In the current brake-by-wire systems used in passenger and light truck vehicles, the system is designed to use existing sensors that have been proven to be dependable in brake system components and systems including ABS and VSC systems.

The highest potential risk for brake system failure has proven to be the Brake Control System software. Recurring failures have occurred in over 200 cases documented in NTSB documents. Because each manufacturer guards the confidentiality of their system design and software, there is no independent validation of the systems.

As of 2016 the NTSB has not directly investigated passenger car and light truck brake-by-wire vehicle accidents, and the manufacturers have taken the position that their vehicles are completely safe, and that all reported accidents are the result of "driver error".

Wheel speed data are also vital in a brake-by-wire system to avoid skidding. The design of a brake-by-wire car should provide safeguards against missing some of the data samples provided by the safety-critical sensors. Popular solutions are to provide redundant sensors and to apply a fail-safe mechanism. In addition to a complete sensor loss, the electronic control unit may also suffer an intermittent (temporary) data loss. For example, sensor data can sometimes fail to reach the electronic control unit. This may happen due to a temporary problem with the sensor itself or with the data transmission path. It may also result from an instantaneous short circuit or disconnection, a communication network fault, or a sudden increase in noise. In such cases, for a safe operation, the system has to be compensated for missing data samples.

Example of a solution for this problem: Missing data compensation by a predictive filter.

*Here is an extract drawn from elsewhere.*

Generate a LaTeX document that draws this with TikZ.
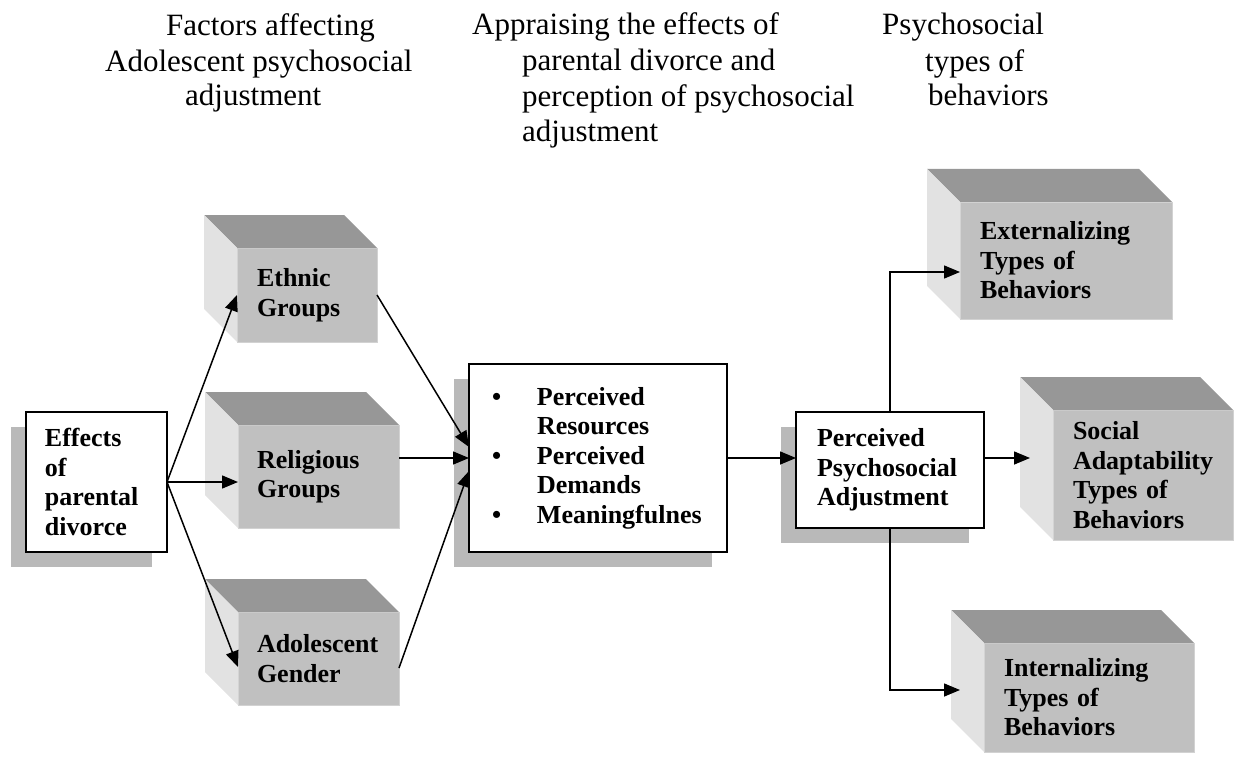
\documentclass[tikz,border=0pt]{standalone}
\usepackage{fontspec}
\setmainfont{Liberation Serif}
\usetikzlibrary{arrows.meta,calc,shadows}
\definecolor{frontgray}{HTML}{C0C0C0}
\definecolor{topgray}{HTML}{979797}
\definecolor{sidegray}{HTML}{E2E2E2}
\definecolor{edgegray}{HTML}{D2D2D2}
\definecolor{shadowgray}{HTML}{B9B9B9}
\begin{document}
\begin{tikzpicture}[x=1pt,y=-1pt,
  title/.style={anchor=base west,inner sep=0pt,font=\fontsize{31}{35.5}\selectfont},
  boxtext/.style={align=left,inner ysep=0pt,outer sep=0pt,font=\bfseries\fontsize{26}{29.5}\selectfont},
  cube/.style={boxtext,fill=frontgray,draw=edgegray,line width=0.8pt},
  flat/.style={boxtext,fill=white,draw=black,line width=1.7pt,
    drop shadow={shadow xshift=-15pt,shadow yshift=-15pt,fill=shadowgray,opacity=1}},
  topface/.style={fill=topgray},
  sideface/.style={fill=sidegray},
  conn/.style={line width=1.5pt,-{Triangle[length=16pt,width=13pt]}}]
\useasboundingbox (0,0) rectangle (1235,757);

% titles
\node[title] (t1a) at (166,36) {Factors affecting};
\node[title] (t1b) at (105,72) {Adolescent psychosocial};
\node[title] (t1c) at (185,106) {adjustment};
\node[title] (t2a) at (472,35) {Appraising the effects of};
\node[title] (t2b) at (522,71) {parental divorce and};
\node[title] (t2c) at (522,107) {perception of psychosocial};
\node[title] (t2d) at (522,142) {adjustment};
\node[title] (t3a) at (882,35) {Psychosocial};
\node[title] (t3b) at (925,72) {types of};
\node[title] (t3c) at (928,106) {behaviors};

% flat boxes
\node[flat,minimum width=141,minimum height=140,text width=103,inner xsep=19] (effects) at (96.5,482)
  {Effects\\of\\parental\\divorce};
\node[flat,minimum width=258,minimum height=188,text width=212,inner xsep=23] (center) at (598,458)
  {\makebox[45pt][l]{\textbullet}Perceived\\\hspace*{45pt}Resources\\\makebox[45pt][l]{\textbullet}Perceived\\\hspace*{45pt}Demands\\\makebox[45pt][l]{\textbullet}Meaningfulnes};
\node[flat,minimum width=188,minimum height=116,text width=146,inner xsep=21] (ppa) at (890,470)
  {Perceived\\Psychosocial\\Adjustment};

% cube boxes (front faces)
\node[cube,minimum width=140,minimum height=94,text width=100,inner xsep=20] (ethnic) at (307,295)
  {Ethnic\\Groups};
\node[cube,minimum width=161,minimum height=103,text width=123,inner xsep=19] (religious) at (318.5,476.5)
  {Religious\\Groups};
\node[cube,minimum width=161,minimum height=93,text width=123,inner xsep=19] (gender) at (318.5,658.5)
  {Adolescent\\Gender};
\node[cube,minimum width=212,minimum height=117,text width=172,inner xsep=20] (extern) at (1066,260.5)
  {Externalizing\\Types of\\Behaviors};
\node[cube,minimum width=180,minimum height=130,text width=140,inner xsep=20] (social) at (1143,475)
  {Social\\Adaptability\\Types of\\Behaviors};
\node[cube,minimum width=210,minimum height=109,text width=170,inner xsep=20] (intern) at (1089,697.5)
  {Internalizing\\Types of\\Behaviors};

% cube top and side faces
\foreach \n in {ethnic,religious,gender,extern,social,intern}{
  \fill[topface] (\n.north west) -- (\n.north east) -- ([shift={(-33,-33)}]\n.north east)
     -- ([shift={(-33,-33)}]\n.north west) -- cycle;
  \fill[sideface] (\n.north west) -- ([shift={(-33,-33)}]\n.north west)
     -- ([shift={(-33,-33)}]\n.south west) -- (\n.south west) -- cycle;
}

% connectors
\draw[conn] (effects.east) -- (ethnic.west);
\draw[conn] (effects.east) -- (religious.west |- effects.east);
\draw[conn] (effects.east) -- ($(gender.west)+(0,8.5)$);
\draw[conn] (ethnic.east) -- ($(center.west)+(0,-11)$);
\draw[conn] (religious.east |- center.west) -- (center.west);
\draw[conn] ($(gender.east)+(0,9.5)$) -- ($(center.west)+(0,13)$);
\draw[conn] (center.east) -- (ppa.west |- center.east);
\coordinate (socin) at ($(social.west |- center.east)+(-23,0)$);
\draw[conn] (ppa.east |- center.east) -- (socin);
\draw[conn] (ppa.north) |- ($(extern.west)+(0,11.5)$);
\coordinate (intin) at ($(intern.west)+(-24,-7.5)$);
\draw[conn] (ppa.south) |- (intin);
\end{tikzpicture}
\end{document}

The caliper controller controls the position and speed of the brake actuator (besides its main task which is tracking of its reference brake command). Thus, position and speed sensors are vitally required in each e-caliper and an efficient design of a measurement mechanism to sense the position and speed of the actuator is required. Recent designs for brake-by-wire systems use resolvers to provide accurate and continuous measurements for both absolute position and speed of the rotor of the actuators. Incremental encoders are relative position sensors and their additive error needs to be calibrated or compensated for by different methods. Unlike the encoders, resolvers provide two output signals that always allow the detection of absolute angular position. In addition, they suppress common mode noise and are especially useful in a noisy environment. Because of these reasons, resolvers are usually applied for the purpose of position and speed measurement in brake-by-wire systems. However, nonlinear and robust observers are required to extract accurate position and speed estimates from the sinusoidal signals provided by resolvers.

Example of a solution for this problem: A hybrid resolver-to-digital conversion scheme with guaranteed robust stability and automatic calibration of the resolvers used in an EMB system.

A clamp force sensor is a relatively expensive component in an EMB caliper. The cost is derived from its high unit value from a supplier, as well as marked production expenses because of its inclusion. The later emanates from the complex assembly procedures dealing with small tolerances, as well as on-line calibration for performance variability from one clamp force sensor to another. The successful use of a clamp force sensor in an EMB system poses a challenging engineering task. If a clamp force sensor is placed close to a brake pad, then it will be subjected to severe temperature conditions reaching up to 800 Celsius that will challenge its mechanical integrity. Also temperature drifts must be compensated for. This situation can be avoided by embedding a clamp force sensor deep within the caliper. However, embedding this sensor leads to hysteresis that is influenced by friction between the clamp force sensor and the point of contact of an inner pad with the rotor. This hysteresis prevents a true clamp force to be measured. Due to the cost issues and engineering challenges involved with including the clamp force sensor, it might be desirable to eliminate this component from the EMB system. A potential opportunity to achieve this presents itself in accurate estimation of the clamp force based on alternative EMB system sensory measurements leading to the omission of a clamp force sensor.

Example of a solution for this problem: Clamp force estimation from actuator position and current measurements using sensor data fusion.

Brake by wire is now a mature concept in its application to vehicle parking brakes. The electronic parking brake (EPB) was introduced in the early 2000s by BMW and Audi on their top line models (the 7 Series and A8 respectively) to dispense with the traditional cable operated system (operated via a lever between the seats or via a foot pedal) which commonly acted on the rear wheels of a car. EPBs, however, use a motorized mechanism built into the rear disc brake caliper, and is signalled via a switch on the centre console or dashboard. The electric parking brake is normally integrated with the vehicle's other systems via a CAN bus network, and can provide additional functionality such as

EPB systems afford packaging and manufacturing advances, since it allows for an uncluttered central console in the absence of the traditional handbrake lever (many manufacturers have used the freed up space to place the controls for their infotainment systems), plus it reduces manufacturing complexity since it removes the need to route bowden cables underneath the vehicle.

EPB has gradually filtered down to cheaper vehicles, for instance within the Volkswagen Group, EPB became now a standard fitment on the 2006 Passat (B6), whilst Opel introduced it on the 2008 Insignia.